Pada persidangan tingkat pertama dan banding, Usman dinyatakan bersalah atas tuduhan pencemaran nama baik sebagaimana diatur dalam Pasal 310 ayat (1) jo. Pasal 311 ayat (1) KUHP. Namun, tidak puas dengan putusan tersebut, ia mengajukan kasasi ke MA, yang akhirnya berpihak padanya dengan putusan bebas murni.
Pernyataan Kejaksaan: Hormati Putusan MA
Menanggapi putusan kasasi ini, Jaksa Penuntut Umum (JPU) Sisca Christina dari Kejaksaan Negeri Surabaya menegaskan bahwa pihaknya akan mematuhi keputusan yang telah berkekuatan hukum tetap.
“Kami menghormati putusan Mahkamah Agung ini dan akan menjalankan putusan incracht sesuai prosedur hukum yang berlaku,” ujar Sisca.
Upaya Pemulihan Nama Baik
Setelah vonis bebas, Usman kini fokus memulihkan martabatnya yang telah tercoreng selama proses hukum. Langkah hukum terhadap saksi-saksi palsu diharapkan tidak hanya sebagai upaya menuntut keadilan pribadi, tetapi juga memberikan efek jera bagi mereka yang menyalahgunakan kesaksian di pengadilan.
“Kemenangan di MA ini bukan akhir dari perjuangan kami. Kami ingin memastikan bahwa kebenaran ditegakkan dan mereka yang memberikan kesaksian palsu harus bertanggung jawab,” tandas Abdul Wahab.
Refleksi: Pentingnya Integritas dalam Sistem Peradilan
Kasus Usman Wibisono menjadi pengingat akan dampak serius keterangan palsu yang dapat merusak reputasi dan kehidupan seseorang. Di tengah upaya menjaga integritas hukum, penting bagi semua pihak untuk memastikan bahwa proses pengadilan berjalan adil dan transparan.

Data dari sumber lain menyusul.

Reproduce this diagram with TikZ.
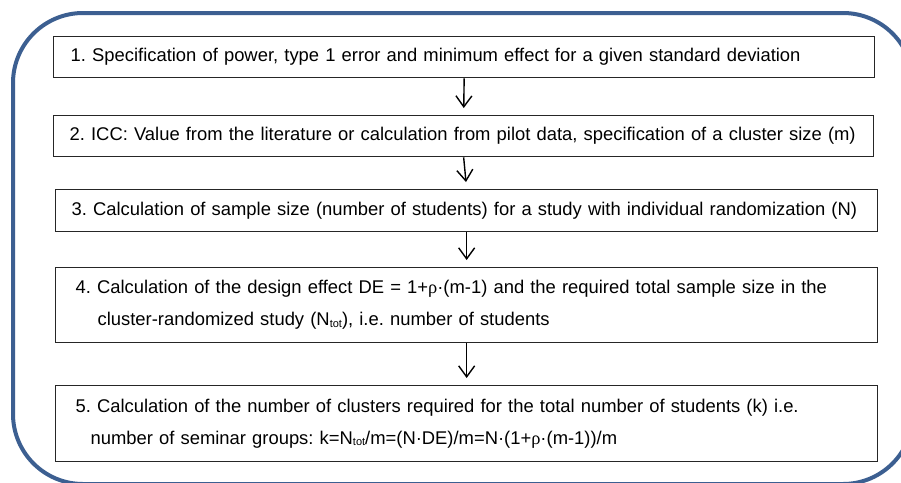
\documentclass[tikz,border=0pt]{standalone}
\usepackage{fontspec}
\setmainfont{Liberation Sans}
\newfontfamily\rhofont{Liberation Serif}
\usetikzlibrary{arrows.meta}
\definecolor{outerblue}{RGB}{60,95,145}
\newcommand{\rhochar}{{\rhofont ρ}}
\newcommand{\Ntot}{N\raisebox{-1.5pt}{\fontsize{11}{11}\selectfont tot}}
\tikzset{
  stepbox/.style={draw=black!85, line width=1.3pt, rectangle, anchor=north west,
    align=left, inner ysep=0pt, font=\fontsize{18.4}{32}\selectfont\frenchspacing},
  flowarrow/.style={draw=black, line width=1.4pt, shorten >=7pt,
    -{Straight Barb[length=11pt,width=16pt,line width=1.4pt]}}
}
\begin{document}
\begin{tikzpicture}[x=1pt,y=-1pt]
\useasboundingbox (0,0) rectangle (901,482);
\clip (0,0) rectangle (901,482);
\fill[white] (0,0) rectangle (901,482);
\draw[outerblue, line width=4pt, rounded corners=70pt] (13,13) rectangle (913,484);

\node[stepbox, inner xsep=17pt, text width=787pt, minimum height=41pt] (b1) at (53,36)
  {\mbox{1. Specification of power, type 1 error and minimum effect for a given standard deviation}};
\node[stepbox, inner xsep=16pt, text width=788pt, minimum height=41pt] (b2) at (53,115)
  {\mbox{2. ICC: Value from the literature or calculation from pilot data, specification of a cluster size (m)}};
\node[stepbox, inner xsep=16pt, text width=790pt, minimum height=42pt] (b3) at (55,189)
  {\mbox{3. Calculation of sample size (number of students) for a study with individual randomization (N)}};
\node[stepbox, inner xsep=20pt, text width=782pt, minimum height=75pt] (b4) at (55,267)
  {\mbox{4. Calculation of the design effect DE = 1+\rhochar·(m-1) and the required total sample size in the}\\
   \mbox{\hspace*{22pt}cluster-randomized study (\Ntot), i.e. number of students}};
\node[stepbox, inner xsep=20pt, text width=782pt, minimum height=76pt] (b5) at (55,385)
  {\mbox{5. Calculation of the number of clusters required for the total number of students (k) i.e.}\\
   \mbox{\hspace*{15pt}number of seminar groups: k=\Ntot/m=(N·DE)/m=N·(1+\rhochar·(m-1))/m}};

\draw[flowarrow] (b1.south) -- (b2.north);
\draw[flowarrow] (b2.south) -- (b3.north);
\draw[flowarrow] (b3.south) -- (b4.north);
\draw[flowarrow] (b4.south) -- (b5.north);
\end{tikzpicture}
\end{document}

Dengan langkah hukum yang diambil Usman, diharapkan akan ada perubahan yang lebih baik dalam praktik peradilan, terutama terkait pemberian kesaksian di pengadilan. Kasus ini memberikan pesan tegas bahwa kebenaran harus selalu menjadi prioritas dalam menegakkan hukum di Indonesia.